What the task requires:
The lines from the top of the material through the line with "[2.66, 2.44, 2.27]]" are to be set down exactly. Leave the pictures out.

---

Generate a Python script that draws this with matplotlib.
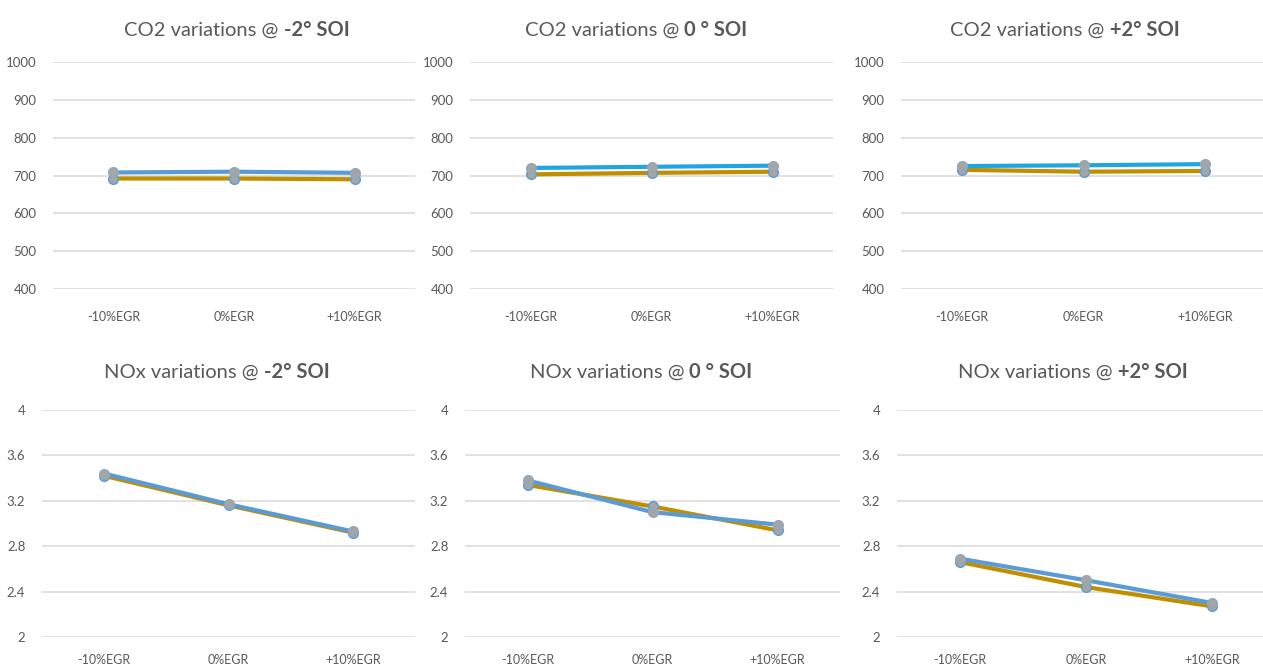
import matplotlib.pyplot as plt
from matplotlib.offsetbox import TextArea, HPacker, AnchoredOffsetbox

categories = ["-10%EGR", "0%EGR", "+10%EGR"]

co2_titles = ["-2° SOI", "0 ° SOI", "+2° SOI"]
co2_blue = [[708, 710, 707], [720, 723, 726], [725, 727, 730]]
co2_gold = [[692, 692, 690], [703, 707, 710], [715, 710, 712]]

nox_titles = ["-2° SOI", "0 ° SOI", "+2° SOI"]
nox_blue = [[3.44, 3.17, 2.93], [3.38, 3.10, 2.99], [2.69, 2.50, 2.30]]
nox_gold = [[3.42, 3.16, 2.92], [3.34, 3.15, 2.94], [2.66, 2.44, 2.27]]

co2_ticks = [400, 500, 600, 700, 800, 900, 1000]
nox_ticks = [2, 2.4, 2.8, 3.2, 3.6, 4]
nox_ticklabels = ["2", "2.4", "2.8", "3.2", "3.6", "4"]

plt.rcParams['font.family'] = ['Lato', 'DejaVu Sans']

W, H = 1263, 668
text_color = "#595959"
grid_color = "#D9D9D9"
gold = "#BF8F00"
blue_left = "#5B9BD5"
blue_cyan = "#1FA6E0"

fig = plt.figure(figsize=(W / 100, H / 100), dpi=100)

# axes boxes in pixels: left, right
top_boxes = [(53, 415), (470, 833), (901, 1266)]
bot_boxes = [(42, 415), (465, 840), (897, 1275)]
top_title_x = [237, 636, 1065]
bot_title_x = [217, 641, 1073]


def make_axes(x0, x1, ytop, ybot):
    return fig.add_axes([x0 / W, 1 - ybot / H, (x1 - x0) / W, (ybot - ytop) / H])


def style_axes(ax, ticks, ticklabels=None, xpad=16):
    ax.set_xlim(-0.5, 2.5)
    ax.set_ylim(ticks[0], ticks[-1])
    ax.set_yticks(ticks)
    if ticklabels is not None:
        ax.set_yticklabels(ticklabels)
    ax.set_xticks(range(len(categories)))
    ax.set_xticklabels(categories)
    for s in ax.spines.values():
        s.set_visible(False)
    ax.tick_params(length=0, colors=text_color)
    ax.tick_params(axis='y', pad=12, labelsize=9.5)
    ax.tick_params(axis='x', pad=xpad, labelsize=9)
    ax.grid(axis='y', color=grid_color, linewidth=1.1)
    ax.set_axisbelow(True)
    ax.set_facecolor("none")


def add_title(name, bold, xpix, ypix):
    t1 = TextArea(name + " ", textprops=dict(color=text_color, size=14.5))
    t2 = TextArea(bold, textprops=dict(color=text_color, size=14.5, weight='bold'))
    box = HPacker(children=[t1, t2], align="baseline", pad=0, sep=0)
    ab = AnchoredOffsetbox(loc='center', child=box, frameon=False, pad=0, borderpad=0,
                           bbox_to_anchor=(xpix / W, 1 - ypix / H),
                           bbox_transform=fig.transFigure)
    fig.add_artist(ab)


def draw_series(ax, blue_vals, gold_vals, blue_color):
    x = range(len(categories))
    ax.plot(x, gold_vals, color=gold, linewidth=3, solid_capstyle='round', zorder=3)
    ax.plot(x, blue_vals, color=blue_color, linewidth=3, solid_capstyle='round', zorder=4)
    ax.plot(x, gold_vals, linestyle='none', marker='o', markersize=7,
            markerfacecolor="#A5A5A5", markeredgecolor=blue_left, markeredgewidth=1, zorder=5)
    ax.plot(x, blue_vals, linestyle='none', marker='o', markersize=7,
            markerfacecolor="#A5A5A5", markeredgecolor="#8FA9BF", markeredgewidth=1, zorder=6)


for i in range(3):
    x0, x1 = top_boxes[i]
    ax = make_axes(x0, x1, 62, 289)
    style_axes(ax, co2_ticks)
    draw_series(ax, co2_blue[i], co2_gold[i], blue_left if i == 0 else blue_cyan)
    add_title("CO2 variations @", co2_titles[i], top_title_x[i], 30)

for i in range(3):
    x0, x1 = bot_boxes[i]
    ax = make_axes(x0, x1, 410, 637)
    style_axes(ax, nox_ticks, nox_ticklabels, xpad=12)
    draw_series(ax, nox_blue[i], nox_gold[i], blue_left)
    add_title("NOx variations @", nox_titles[i], bot_title_x[i], 372)

fig.savefig("out.png", dpi=100, facecolor="white")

---

Problem solution:
Generate a Python script that draws this with matplotlib.
import matplotlib.pyplot as plt
from matplotlib.offsetbox import TextArea, HPacker, AnchoredOffsetbox

categories = ["-10%EGR", "0%EGR", "+10%EGR"]

co2_titles = ["-2° SOI", "0 ° SOI", "+2° SOI"]
co2_blue = [[708, 710, 707], [720, 723, 726], [725, 727, 730]]
co2_gold = [[692, 692, 690], [703, 707, 710], [715, 710, 712]]

nox_titles = ["-2° SOI", "0 ° SOI", "+2° SOI"]
nox_blue = [[3.44, 3.17, 2.93], [3.38, 3.10, 2.99], [2.69, 2.50, 2.30]]
nox_gold = [[3.42, 3.16, 2.92], [3.34, 3.15, 2.94], [2.66, 2.44, 2.27]]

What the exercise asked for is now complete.